Email|Print|Single Page| Text size + By William Grimes
New York Times News Service / July 19, 2008

NEW YORK - Joseph F. McCrindle, an art collector who amassed a trove of old master drawings and who founded and edited the Transatlantic Review to showcase young writers, died July 11 at his home in Manhattan.

He was 85.

His death was confirmed by John Rowe, vice president of the Joseph F. McCrindle Foundation, a philanthropic organization.

In style and upbringing, Mr. McCrindle harked back to philanthropists who endowed the city's cultural institutions and sometimes ran them as well. He grew up in a Fifth Avenue mansion designed by Stanford White and spent his allowance on rare books.

His formidable mother, Odette Feder, was a wealthy socialite who married Major J. Ronald McCrindle, a flying ace who fought with British Field Marshal Edmund Allenby in Mesopotamia during World War I. In 1928 she abruptly divorced the major, married Count Guy du Bourg de Bozas, relocated to Paris and the south of France, and left Joe to be raised by her parents. They indulged him with trips to Europe on the family yacht, where he acquired foreign languages and a taste for art.

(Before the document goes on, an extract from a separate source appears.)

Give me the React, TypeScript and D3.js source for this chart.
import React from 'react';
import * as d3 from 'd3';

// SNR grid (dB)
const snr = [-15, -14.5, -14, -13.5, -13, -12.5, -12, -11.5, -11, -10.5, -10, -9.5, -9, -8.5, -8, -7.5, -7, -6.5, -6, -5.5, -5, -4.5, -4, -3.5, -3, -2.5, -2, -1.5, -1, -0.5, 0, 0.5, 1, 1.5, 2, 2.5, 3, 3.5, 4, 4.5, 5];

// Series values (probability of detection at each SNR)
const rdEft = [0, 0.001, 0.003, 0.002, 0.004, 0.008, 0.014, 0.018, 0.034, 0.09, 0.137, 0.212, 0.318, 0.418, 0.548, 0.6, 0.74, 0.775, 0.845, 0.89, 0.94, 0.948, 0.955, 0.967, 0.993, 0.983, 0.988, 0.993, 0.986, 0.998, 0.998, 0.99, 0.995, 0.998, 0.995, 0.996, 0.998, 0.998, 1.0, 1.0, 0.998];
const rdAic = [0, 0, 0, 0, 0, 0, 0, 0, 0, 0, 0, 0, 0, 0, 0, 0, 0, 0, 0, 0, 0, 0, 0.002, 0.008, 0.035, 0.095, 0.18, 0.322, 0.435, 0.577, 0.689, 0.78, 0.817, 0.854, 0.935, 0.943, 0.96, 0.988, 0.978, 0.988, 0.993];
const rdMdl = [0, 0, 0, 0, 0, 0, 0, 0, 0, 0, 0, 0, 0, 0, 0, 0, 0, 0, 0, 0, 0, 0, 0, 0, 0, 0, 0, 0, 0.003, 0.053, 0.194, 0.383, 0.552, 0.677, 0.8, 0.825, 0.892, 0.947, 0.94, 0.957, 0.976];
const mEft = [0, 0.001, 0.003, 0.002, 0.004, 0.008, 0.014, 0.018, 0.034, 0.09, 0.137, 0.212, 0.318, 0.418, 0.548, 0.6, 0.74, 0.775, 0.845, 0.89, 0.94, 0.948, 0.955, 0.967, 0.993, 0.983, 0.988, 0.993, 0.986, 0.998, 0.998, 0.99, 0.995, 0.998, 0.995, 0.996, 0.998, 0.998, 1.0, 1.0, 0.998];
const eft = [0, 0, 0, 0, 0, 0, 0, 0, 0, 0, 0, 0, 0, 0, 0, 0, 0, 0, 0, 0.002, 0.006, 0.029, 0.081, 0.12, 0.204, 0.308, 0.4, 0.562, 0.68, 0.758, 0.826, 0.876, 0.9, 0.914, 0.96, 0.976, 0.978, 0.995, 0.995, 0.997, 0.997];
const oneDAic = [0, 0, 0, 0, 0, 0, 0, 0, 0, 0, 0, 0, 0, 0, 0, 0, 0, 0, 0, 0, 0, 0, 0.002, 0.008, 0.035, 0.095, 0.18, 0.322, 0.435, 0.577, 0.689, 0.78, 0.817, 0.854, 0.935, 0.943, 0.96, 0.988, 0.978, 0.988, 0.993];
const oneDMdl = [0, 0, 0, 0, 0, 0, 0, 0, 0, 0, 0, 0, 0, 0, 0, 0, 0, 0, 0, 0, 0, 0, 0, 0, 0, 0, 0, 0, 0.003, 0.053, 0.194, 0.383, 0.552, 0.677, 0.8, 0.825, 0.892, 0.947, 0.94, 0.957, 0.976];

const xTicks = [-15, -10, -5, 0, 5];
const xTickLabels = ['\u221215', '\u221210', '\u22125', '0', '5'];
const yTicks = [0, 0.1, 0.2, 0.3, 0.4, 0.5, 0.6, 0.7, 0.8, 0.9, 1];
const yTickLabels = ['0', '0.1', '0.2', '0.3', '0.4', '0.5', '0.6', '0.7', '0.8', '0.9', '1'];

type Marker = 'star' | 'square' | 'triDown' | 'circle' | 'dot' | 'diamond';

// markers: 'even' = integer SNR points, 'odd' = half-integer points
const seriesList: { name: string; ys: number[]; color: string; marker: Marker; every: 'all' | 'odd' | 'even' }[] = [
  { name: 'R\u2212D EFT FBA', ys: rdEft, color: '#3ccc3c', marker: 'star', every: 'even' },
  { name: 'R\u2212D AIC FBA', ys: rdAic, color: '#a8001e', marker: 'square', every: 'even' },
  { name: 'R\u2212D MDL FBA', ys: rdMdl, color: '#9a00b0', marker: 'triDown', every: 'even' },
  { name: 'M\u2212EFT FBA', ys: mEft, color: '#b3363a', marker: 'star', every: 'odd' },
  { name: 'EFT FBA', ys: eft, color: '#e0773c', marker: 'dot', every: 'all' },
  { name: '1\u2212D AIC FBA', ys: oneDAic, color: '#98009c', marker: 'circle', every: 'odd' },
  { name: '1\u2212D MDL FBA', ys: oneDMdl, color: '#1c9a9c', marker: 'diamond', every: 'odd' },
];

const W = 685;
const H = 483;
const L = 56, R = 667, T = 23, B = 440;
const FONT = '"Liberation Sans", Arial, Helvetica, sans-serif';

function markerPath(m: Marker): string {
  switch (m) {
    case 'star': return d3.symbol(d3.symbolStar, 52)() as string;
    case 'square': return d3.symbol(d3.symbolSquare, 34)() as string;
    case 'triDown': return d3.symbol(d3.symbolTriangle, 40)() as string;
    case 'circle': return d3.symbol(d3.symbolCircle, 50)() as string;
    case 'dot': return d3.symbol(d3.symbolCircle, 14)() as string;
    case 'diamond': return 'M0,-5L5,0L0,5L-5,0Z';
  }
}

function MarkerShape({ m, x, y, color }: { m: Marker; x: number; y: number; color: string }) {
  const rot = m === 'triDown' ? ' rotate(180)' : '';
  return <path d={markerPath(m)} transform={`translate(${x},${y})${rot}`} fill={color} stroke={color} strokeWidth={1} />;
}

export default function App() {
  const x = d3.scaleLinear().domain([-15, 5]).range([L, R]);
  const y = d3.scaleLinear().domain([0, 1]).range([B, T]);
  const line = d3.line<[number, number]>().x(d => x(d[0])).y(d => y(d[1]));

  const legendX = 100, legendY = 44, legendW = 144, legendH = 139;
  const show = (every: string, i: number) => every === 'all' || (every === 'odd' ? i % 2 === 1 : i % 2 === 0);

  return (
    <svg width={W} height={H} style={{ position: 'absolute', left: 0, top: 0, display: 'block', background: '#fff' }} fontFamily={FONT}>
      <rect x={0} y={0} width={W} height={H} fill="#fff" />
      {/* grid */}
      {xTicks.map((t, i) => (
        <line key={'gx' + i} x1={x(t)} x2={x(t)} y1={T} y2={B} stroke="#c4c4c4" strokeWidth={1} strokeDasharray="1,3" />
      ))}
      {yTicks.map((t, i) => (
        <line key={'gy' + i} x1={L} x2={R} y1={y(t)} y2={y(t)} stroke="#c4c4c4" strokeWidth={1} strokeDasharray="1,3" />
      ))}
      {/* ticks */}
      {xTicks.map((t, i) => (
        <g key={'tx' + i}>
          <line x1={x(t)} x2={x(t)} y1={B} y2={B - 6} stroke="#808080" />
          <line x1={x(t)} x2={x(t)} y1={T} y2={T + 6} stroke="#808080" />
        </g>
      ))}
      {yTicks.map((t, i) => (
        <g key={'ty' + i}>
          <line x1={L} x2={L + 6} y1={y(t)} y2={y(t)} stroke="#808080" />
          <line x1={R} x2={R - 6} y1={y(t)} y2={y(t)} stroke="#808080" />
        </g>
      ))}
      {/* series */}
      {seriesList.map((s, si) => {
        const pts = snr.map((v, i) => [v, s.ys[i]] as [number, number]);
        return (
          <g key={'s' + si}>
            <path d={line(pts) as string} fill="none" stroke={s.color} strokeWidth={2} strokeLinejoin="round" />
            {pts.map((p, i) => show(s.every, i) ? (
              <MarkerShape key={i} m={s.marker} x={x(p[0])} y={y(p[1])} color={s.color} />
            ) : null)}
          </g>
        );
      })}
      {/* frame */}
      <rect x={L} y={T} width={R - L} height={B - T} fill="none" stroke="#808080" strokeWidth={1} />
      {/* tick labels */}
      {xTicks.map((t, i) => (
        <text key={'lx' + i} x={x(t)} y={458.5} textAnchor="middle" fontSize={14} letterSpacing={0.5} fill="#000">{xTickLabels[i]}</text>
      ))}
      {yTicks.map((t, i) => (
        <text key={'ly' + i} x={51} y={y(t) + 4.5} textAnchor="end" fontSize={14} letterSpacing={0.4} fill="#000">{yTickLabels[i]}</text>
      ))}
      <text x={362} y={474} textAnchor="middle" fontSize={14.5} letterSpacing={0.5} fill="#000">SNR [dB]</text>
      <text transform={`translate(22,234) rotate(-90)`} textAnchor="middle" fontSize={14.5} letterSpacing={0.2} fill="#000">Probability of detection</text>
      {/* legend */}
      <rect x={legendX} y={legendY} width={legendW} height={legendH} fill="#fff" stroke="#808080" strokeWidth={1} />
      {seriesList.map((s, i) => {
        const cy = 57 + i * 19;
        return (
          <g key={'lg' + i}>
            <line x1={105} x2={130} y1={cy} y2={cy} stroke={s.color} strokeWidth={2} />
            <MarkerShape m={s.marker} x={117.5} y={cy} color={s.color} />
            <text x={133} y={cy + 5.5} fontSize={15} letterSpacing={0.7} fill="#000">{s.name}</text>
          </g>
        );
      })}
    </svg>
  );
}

Mr. McCrindle attended St. Paul's School in Manhattan. After graduating from Harvard University in 1944, he served with the Office of Strategic Services in London as a translator, reaching the rank of first lieutenant. Later he earned a law degree at Yale, graduating with the class of 1948.

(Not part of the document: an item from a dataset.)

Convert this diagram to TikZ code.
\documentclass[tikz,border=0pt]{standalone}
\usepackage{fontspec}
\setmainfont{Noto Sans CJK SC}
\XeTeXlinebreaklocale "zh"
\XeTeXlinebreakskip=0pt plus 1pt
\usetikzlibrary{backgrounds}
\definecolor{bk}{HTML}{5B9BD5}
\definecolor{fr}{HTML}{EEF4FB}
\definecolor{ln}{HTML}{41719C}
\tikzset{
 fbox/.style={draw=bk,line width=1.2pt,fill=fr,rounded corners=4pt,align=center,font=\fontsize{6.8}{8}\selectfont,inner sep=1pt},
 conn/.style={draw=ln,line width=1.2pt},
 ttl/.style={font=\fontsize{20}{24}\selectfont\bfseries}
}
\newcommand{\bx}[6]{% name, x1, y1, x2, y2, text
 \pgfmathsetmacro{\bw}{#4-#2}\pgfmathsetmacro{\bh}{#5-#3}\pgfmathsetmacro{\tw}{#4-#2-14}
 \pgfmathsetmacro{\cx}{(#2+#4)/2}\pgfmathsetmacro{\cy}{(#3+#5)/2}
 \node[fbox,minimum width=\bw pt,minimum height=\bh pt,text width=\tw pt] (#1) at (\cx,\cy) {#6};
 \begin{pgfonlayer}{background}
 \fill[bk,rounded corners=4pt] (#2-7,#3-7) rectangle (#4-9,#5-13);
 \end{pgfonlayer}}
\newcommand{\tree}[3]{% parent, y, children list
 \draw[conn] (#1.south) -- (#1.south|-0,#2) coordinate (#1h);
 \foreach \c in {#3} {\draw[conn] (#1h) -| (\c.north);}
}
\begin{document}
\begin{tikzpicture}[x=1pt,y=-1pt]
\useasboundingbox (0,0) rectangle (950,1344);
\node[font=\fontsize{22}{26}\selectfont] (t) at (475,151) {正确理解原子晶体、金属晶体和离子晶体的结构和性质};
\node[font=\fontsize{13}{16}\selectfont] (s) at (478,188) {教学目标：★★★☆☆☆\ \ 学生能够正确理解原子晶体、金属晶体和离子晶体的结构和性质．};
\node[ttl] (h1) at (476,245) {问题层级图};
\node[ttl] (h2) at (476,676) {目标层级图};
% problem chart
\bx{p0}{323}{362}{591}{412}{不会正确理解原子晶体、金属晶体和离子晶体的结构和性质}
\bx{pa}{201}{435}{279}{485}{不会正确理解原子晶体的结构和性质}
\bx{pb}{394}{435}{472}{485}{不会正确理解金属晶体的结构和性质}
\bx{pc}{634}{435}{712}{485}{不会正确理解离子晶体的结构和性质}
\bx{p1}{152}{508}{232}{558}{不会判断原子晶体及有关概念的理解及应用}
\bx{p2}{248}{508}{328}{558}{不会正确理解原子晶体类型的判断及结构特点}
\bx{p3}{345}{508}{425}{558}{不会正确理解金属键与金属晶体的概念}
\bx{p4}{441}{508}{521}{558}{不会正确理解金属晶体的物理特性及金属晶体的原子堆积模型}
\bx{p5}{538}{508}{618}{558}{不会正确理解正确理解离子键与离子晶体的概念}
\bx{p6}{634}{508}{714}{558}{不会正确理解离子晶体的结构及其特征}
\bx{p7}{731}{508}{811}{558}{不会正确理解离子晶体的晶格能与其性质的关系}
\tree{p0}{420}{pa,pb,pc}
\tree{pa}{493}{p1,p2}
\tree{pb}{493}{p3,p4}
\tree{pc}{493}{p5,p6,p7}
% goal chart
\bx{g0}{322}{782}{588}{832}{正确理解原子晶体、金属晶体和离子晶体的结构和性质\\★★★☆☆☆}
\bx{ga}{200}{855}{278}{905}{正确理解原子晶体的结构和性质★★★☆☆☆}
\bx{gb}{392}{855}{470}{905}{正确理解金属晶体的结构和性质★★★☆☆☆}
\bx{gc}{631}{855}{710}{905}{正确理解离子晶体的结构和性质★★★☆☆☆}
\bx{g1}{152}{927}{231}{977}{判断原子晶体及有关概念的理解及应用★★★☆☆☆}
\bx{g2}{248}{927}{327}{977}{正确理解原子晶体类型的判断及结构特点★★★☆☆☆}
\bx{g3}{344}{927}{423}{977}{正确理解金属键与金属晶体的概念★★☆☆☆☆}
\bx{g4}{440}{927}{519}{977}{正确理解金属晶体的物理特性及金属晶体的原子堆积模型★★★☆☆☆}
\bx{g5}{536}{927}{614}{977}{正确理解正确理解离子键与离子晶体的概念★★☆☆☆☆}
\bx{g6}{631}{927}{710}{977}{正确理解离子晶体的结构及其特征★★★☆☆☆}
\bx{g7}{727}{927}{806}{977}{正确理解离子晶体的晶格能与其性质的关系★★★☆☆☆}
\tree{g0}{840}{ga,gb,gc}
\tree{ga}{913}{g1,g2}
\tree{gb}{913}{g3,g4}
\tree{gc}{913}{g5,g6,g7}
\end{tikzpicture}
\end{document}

Mr. McCrindle worked briefly on Wall Street and in publishing companies in New York and London before setting up on his own as a literary agent, representing a list of writers that included Philip Roth and John McPhee.

In 1959 he founded the Transatlantic Review, a quarterly based in London, with the goal, he said half jokingly, of promoting the kind of writers he could not sell to publishers. It offered an eclectic mix of knowns and unknowns - John Updike, Harold Pinter, Anthony Burgess, and Iris Murdoch among the knowns - along with drawings, film criticism, and interviews with writers.

After closing the Transatlantic Review in 1977, Mr. McCrindle created the Henfield Foundation, now called the Joseph F. McCrindle Foundation, to award grants to arts, music, and social justice organizations. Its annual prize to promising creative writing students has gone to A.M. Homes, Walter Mosley, Mona Simpson, and Ethan Canin, among others.